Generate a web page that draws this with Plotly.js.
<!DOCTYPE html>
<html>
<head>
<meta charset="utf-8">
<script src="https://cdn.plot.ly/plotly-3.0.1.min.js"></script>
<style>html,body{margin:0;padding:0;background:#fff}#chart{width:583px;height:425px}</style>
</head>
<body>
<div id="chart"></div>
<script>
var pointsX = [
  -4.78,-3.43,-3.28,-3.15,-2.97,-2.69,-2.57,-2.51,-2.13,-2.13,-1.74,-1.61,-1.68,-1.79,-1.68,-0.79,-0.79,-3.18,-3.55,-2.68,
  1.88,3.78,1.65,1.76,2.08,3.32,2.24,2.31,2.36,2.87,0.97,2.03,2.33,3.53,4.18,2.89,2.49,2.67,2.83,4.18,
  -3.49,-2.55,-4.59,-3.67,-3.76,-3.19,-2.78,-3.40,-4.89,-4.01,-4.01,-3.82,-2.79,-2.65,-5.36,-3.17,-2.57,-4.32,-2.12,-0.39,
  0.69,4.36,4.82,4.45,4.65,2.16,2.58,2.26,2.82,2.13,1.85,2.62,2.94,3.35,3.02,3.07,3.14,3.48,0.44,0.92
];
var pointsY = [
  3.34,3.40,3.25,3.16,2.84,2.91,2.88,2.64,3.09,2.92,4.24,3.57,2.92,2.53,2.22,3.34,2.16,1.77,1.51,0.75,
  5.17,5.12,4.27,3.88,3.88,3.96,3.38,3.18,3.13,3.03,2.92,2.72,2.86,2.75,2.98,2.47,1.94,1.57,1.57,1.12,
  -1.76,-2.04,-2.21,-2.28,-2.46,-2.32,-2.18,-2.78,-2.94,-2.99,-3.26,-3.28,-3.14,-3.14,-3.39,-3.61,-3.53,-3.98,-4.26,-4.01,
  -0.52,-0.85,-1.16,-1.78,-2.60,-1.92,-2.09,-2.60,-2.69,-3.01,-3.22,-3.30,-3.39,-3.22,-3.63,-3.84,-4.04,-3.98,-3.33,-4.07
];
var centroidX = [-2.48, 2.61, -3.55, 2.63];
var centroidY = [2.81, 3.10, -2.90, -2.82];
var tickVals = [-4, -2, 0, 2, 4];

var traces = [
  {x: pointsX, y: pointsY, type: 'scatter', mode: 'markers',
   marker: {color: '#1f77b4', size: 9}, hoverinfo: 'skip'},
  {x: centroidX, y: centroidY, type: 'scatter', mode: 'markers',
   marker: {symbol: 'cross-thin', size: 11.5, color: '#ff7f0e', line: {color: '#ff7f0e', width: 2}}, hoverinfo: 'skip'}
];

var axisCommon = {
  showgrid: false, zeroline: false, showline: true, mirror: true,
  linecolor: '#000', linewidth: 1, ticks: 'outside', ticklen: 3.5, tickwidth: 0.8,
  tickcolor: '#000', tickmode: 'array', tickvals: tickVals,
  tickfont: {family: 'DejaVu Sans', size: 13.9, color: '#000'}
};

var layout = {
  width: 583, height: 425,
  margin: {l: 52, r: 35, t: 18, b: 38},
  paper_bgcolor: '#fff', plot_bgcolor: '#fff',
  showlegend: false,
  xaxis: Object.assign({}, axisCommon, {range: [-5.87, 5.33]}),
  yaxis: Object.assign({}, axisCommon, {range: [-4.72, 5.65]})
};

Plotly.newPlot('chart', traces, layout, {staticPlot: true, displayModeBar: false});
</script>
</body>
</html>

----------

* Exercise prompt: Reproduce every line above without error.

* Exercise result:
Generate a web page that draws this with Plotly.js.
<!DOCTYPE html>
<html>
<head>
<meta charset="utf-8">
<script src="https://cdn.plot.ly/plotly-3.0.1.min.js"></script>
<style>html,body{margin:0;padding:0;background:#fff}#chart{width:583px;height:425px}</style>
</head>
<body>
<div id="chart"></div>
<script>
var pointsX = [
  -4.78,-3.43,-3.28,-3.15,-2.97,-2.69,-2.57,-2.51,-2.13,-2.13,-1.74,-1.61,-1.68,-1.79,-1.68,-0.79,-0.79,-3.18,-3.55,-2.68,
  1.88,3.78,1.65,1.76,2.08,3.32,2.24,2.31,2.36,2.87,0.97,2.03,2.33,3.53,4.18,2.89,2.49,2.67,2.83,4.18,
  -3.49,-2.55,-4.59,-3.67,-3.76,-3.19,-2.78,-3.40,-4.89,-4.01,-4.01,-3.82,-2.79,-2.65,-5.36,-3.17,-2.57,-4.32,-2.12,-0.39,
  0.69,4.36,4.82,4.45,4.65,2.16,2.58,2.26,2.82,2.13,1.85,2.62,2.94,3.35,3.02,3.07,3.14,3.48,0.44,0.92
];
var pointsY = [
  3.34,3.40,3.25,3.16,2.84,2.91,2.88,2.64,3.09,2.92,4.24,3.57,2.92,2.53,2.22,3.34,2.16,1.77,1.51,0.75,
  5.17,5.12,4.27,3.88,3.88,3.96,3.38,3.18,3.13,3.03,2.92,2.72,2.86,2.75,2.98,2.47,1.94,1.57,1.57,1.12,
  -1.76,-2.04,-2.21,-2.28,-2.46,-2.32,-2.18,-2.78,-2.94,-2.99,-3.26,-3.28,-3.14,-3.14,-3.39,-3.61,-3.53,-3.98,-4.26,-4.01,
  -0.52,-0.85,-1.16,-1.78,-2.60,-1.92,-2.09,-2.60,-2.69,-3.01,-3.22,-3.30,-3.39,-3.22,-3.63,-3.84,-4.04,-3.98,-3.33,-4.07
];
var centroidX = [-2.48, 2.61, -3.55, 2.63];
var centroidY = [2.81, 3.10, -2.90, -2.82];
var tickVals = [-4, -2, 0, 2, 4];

var traces = [
  {x: pointsX, y: pointsY, type: 'scatter', mode: 'markers',
   marker: {color: '#1f77b4', size: 9}, hoverinfo: 'skip'},
  {x: centroidX, y: centroidY, type: 'scatter', mode: 'markers',
   marker: {symbol: 'cross-thin', size: 11.5, color: '#ff7f0e', line: {color: '#ff7f0e', width: 2}}, hoverinfo: 'skip'}
];

var axisCommon = {
  showgrid: false, zeroline: false, showline: true, mirror: true,
  linecolor: '#000', linewidth: 1, ticks: 'outside', ticklen: 3.5, tickwidth: 0.8,
  tickcolor: '#000', tickmode: 'array', tickvals: tickVals,
  tickfont: {family: 'DejaVu Sans', size: 13.9, color: '#000'}
};

var layout = {
  width: 583, height: 425,
  margin: {l: 52, r: 35, t: 18, b: 38},
  paper_bgcolor: '#fff', plot_bgcolor: '#fff',
  showlegend: false,
  xaxis: Object.assign({}, axisCommon, {range: [-5.87, 5.33]}),
  yaxis: Object.assign({}, axisCommon, {range: [-4.72, 5.65]})
};

Plotly.newPlot('chart', traces, layout, {staticPlot: true, displayModeBar: false});
</script>
</body>
</html>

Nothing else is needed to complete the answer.